In some accounts, they've been made more to sound more like clumsy idiots, which they well may be —dressing up as soldiers, running around in the woods with guns, conducting "covert reconnaissance exercises" and preparing for the arrival of the Final Offensive of Big Government, or whatever.


 
The trailer home of David Brian Stone, the leader of the Michigan 
based Christian militia that he calls Hutaree. (Madalyn 
Ruggiero/Associated Press)The trailer home of David Brian Stone, the leader of the Michigan based Christian militia that he calls Hutaree. (Madalyn Ruggiero/Associated Press)

A specific plan

But they did, according to the U.S. Justice Department, have a specific plan.

Because they regard the government as evil, and police as its "foot soldiers," they intended to execute a police officer and, then, when the inevitable big official police funeral took place, they intended to bomb it.

In raids last week, police recovered, among other things, 13,000 rounds of ammunition and 46 guns, including two powerful .50-calibre weapons.

And yet no media hysteria. No clanging terror bulletins.

Fox News Channel has been relatively silent. I haven't heard a word about the Hutarees from Sarah Palin, either, and her terrorist radar is always on full alert.

Even the mainstream media, which has made "terrorist" one of the most-used words in the news lexicon in recent years, has for the most part referred to the Hutarees as "militia members."

You probably see where I'm going here, but let me spell it out: It's a safe bet that if "Hutaree" was instead coined to mean "the faithful bearded brotherhood of Allah," or something like that, it'd be a different story altogether.

Let me put it another way: The right-wing adage that all Muslims aren't terrorists, but all terrorists are Muslims might not be entirely accurate.
One man's terrorists

Or just let me ask this: Is it possible Muslim groups have a point when they complain they are singled out for unfair stereotyping in this country?

Now, at the risk of sounding smug, I wouldn't describe the Hutarees as terrorists, either.

But then I have never described anybody as a terrorist in any CBC report I've authored, for what I think is a very good reason: It spares you the tricky task of deciding who is a terrorist and who isn't.

Like most reporters at CBC, I tend to call bombers "bombers," and shooters "shooters," and people involved in political violence "extremists." Or "militants," depending on just how extreme they are.

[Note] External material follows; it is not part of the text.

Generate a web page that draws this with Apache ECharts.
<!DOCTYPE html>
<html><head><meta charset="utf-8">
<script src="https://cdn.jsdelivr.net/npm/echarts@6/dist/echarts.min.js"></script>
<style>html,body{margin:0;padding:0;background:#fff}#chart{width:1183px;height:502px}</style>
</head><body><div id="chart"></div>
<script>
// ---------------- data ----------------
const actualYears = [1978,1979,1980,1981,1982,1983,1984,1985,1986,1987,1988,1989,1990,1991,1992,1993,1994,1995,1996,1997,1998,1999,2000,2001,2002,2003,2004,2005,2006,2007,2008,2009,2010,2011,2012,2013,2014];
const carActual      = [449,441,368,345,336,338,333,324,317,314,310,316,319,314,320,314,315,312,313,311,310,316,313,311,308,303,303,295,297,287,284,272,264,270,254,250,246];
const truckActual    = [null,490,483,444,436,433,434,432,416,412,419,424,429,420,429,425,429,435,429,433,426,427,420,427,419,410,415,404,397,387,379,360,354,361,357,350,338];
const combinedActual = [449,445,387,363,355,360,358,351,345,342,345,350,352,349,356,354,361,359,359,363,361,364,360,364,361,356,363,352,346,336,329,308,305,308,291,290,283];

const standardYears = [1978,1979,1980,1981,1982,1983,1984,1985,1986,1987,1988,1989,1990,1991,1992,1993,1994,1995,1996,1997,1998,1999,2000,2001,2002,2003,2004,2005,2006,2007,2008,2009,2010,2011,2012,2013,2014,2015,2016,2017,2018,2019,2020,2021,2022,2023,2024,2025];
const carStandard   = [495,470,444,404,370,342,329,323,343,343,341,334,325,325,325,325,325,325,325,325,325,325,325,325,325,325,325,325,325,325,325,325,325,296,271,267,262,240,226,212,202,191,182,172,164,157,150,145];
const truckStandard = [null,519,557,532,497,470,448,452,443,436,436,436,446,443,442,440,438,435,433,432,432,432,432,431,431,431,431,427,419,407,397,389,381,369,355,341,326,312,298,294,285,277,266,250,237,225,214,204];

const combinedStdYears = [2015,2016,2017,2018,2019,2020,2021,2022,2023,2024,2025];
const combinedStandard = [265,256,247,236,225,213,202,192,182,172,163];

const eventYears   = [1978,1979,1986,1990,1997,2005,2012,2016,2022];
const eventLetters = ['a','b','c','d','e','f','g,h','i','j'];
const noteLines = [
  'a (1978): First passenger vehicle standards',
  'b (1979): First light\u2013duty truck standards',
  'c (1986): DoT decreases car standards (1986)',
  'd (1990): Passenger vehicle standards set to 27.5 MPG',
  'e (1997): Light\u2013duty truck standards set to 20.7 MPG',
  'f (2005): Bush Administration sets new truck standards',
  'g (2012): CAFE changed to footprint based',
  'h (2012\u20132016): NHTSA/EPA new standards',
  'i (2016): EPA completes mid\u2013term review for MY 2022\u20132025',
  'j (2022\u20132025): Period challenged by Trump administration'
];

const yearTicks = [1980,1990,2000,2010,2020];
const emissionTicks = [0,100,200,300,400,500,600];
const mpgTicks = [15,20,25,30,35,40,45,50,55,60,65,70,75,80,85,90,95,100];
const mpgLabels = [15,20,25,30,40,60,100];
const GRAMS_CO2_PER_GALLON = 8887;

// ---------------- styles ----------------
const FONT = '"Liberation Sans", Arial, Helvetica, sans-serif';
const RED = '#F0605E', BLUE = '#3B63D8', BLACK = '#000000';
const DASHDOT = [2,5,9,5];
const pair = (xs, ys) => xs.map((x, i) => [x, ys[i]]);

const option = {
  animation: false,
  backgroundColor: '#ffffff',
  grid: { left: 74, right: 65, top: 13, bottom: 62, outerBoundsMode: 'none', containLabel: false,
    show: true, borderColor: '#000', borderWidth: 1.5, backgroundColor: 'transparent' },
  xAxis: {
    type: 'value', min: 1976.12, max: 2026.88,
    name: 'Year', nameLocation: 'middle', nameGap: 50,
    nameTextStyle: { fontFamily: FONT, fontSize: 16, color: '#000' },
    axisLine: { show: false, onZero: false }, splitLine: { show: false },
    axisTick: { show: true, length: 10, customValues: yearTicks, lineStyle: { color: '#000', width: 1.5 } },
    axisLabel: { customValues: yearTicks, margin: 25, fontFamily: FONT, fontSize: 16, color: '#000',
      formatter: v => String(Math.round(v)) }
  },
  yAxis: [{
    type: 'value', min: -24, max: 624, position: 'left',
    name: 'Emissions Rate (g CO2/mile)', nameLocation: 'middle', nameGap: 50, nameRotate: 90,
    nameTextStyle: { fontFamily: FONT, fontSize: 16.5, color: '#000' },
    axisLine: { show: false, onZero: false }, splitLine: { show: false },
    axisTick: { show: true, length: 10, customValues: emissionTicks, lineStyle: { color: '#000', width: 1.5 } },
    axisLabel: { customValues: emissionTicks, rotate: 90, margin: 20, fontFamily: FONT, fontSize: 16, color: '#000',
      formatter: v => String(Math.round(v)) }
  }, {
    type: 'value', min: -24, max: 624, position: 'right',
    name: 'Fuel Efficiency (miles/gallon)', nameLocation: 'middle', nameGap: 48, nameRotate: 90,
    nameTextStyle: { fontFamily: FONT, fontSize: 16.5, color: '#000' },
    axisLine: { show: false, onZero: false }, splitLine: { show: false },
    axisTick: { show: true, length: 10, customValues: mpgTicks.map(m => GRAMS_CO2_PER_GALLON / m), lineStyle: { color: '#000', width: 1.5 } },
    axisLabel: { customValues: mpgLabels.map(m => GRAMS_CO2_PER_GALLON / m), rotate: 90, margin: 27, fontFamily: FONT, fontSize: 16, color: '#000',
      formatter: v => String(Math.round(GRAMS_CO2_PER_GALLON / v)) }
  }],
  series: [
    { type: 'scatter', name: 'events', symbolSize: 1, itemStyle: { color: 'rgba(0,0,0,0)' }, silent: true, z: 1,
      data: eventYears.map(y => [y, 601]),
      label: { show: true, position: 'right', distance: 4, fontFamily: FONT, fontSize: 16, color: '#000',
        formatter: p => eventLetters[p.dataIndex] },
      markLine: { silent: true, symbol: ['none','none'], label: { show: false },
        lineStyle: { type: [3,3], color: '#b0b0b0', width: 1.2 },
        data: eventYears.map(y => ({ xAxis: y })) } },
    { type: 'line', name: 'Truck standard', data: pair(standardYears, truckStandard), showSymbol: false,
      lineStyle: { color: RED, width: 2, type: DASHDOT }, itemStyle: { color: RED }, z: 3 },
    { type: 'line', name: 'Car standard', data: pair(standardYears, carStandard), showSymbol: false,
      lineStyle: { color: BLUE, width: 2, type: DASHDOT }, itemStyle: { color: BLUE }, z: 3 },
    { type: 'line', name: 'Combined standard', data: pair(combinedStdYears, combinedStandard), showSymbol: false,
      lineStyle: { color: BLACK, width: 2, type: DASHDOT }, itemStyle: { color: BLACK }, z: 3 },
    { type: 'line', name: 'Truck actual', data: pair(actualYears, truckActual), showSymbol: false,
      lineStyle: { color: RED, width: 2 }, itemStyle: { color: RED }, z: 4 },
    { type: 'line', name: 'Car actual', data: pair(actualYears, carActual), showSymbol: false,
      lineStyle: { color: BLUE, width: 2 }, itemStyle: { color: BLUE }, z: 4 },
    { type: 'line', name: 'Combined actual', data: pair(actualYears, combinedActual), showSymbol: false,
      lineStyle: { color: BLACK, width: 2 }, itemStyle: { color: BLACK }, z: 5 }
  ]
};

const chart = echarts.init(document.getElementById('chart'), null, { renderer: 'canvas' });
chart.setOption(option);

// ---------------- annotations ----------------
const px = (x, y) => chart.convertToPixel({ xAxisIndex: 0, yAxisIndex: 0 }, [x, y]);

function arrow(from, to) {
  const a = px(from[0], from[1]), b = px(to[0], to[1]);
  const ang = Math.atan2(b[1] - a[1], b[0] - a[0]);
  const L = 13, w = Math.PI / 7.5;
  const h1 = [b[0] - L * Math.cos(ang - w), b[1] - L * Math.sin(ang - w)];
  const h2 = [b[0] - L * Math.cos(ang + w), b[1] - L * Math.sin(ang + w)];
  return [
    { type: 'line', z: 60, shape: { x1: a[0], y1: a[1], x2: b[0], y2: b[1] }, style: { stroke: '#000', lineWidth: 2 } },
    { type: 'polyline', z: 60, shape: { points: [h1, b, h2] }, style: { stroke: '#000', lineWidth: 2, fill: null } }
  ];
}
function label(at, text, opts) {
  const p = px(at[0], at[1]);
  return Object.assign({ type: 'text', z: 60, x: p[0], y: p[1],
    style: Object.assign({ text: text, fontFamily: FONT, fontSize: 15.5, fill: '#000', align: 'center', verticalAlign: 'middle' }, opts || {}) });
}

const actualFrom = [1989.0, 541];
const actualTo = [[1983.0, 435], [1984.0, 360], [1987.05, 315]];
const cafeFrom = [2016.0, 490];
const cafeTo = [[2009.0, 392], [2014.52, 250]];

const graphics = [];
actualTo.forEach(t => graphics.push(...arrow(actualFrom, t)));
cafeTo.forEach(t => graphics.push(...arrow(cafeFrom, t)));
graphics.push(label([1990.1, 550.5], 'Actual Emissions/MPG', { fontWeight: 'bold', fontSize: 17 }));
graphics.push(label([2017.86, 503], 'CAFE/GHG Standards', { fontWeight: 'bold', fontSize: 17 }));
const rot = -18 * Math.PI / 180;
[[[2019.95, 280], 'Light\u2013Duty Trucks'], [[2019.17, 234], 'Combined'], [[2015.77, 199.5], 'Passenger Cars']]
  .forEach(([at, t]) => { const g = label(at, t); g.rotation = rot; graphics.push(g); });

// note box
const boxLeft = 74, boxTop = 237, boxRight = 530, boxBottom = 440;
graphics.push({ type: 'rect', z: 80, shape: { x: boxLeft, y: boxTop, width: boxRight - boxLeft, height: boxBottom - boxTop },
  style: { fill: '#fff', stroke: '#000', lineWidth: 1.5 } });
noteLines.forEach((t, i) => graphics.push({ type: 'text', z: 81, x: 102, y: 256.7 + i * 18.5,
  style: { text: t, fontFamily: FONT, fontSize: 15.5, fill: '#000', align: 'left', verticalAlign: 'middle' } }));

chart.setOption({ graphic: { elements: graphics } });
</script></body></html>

Many of our readers and viewers don't like that policy and say so. They want to hear the word "terrorist." In fact, they sometimes seem to crave hearing it, or at least they do if the bad guy's cause, or his God, isn't theirs.

But once you've bought into the word, you've bought a problem. Such as: What to call the Hutarees?

What, for that matter, to call the loose affiliation of militant anti-abortion activists, some of whose supporters have killed doctors who perform these procedures?

Surely that qualifies as violence intended to advance a political agenda, which is the generally accepted definition of terrorism.

Or, what do you call those "civilian contractors" — the Blackwater types — who trampled around Iraq in the service of American diplomats, at times killing innocent locals, immune the whole time to Iraqi justice?

Or all the other murderous paramilitaries who have, over the years, been useful to the U.S. and countless other foreign powers?

The response is often that old chestnut about how one man's terrorist is another man's freedom fighter.

But that answer is the refuge of dull thinkers. "Freedom fighter" is just as useless a term as "terrorist." It means only what the user wants it to mean.

I should say here that the American media is not entirely un-self-aware. There has been some reflective discussion here along these lines of late.

National Public Radio had a segment on the subject the other night and the New York Times gave it a try in its Sunday edition.

But nowhere in the Times piece, which digressed into a scholarly history of the word "terrorist," was there any mention of how the Times had referred to the Hutarees ("militia members") in its news reports.

Because terrorists are always them. Never us.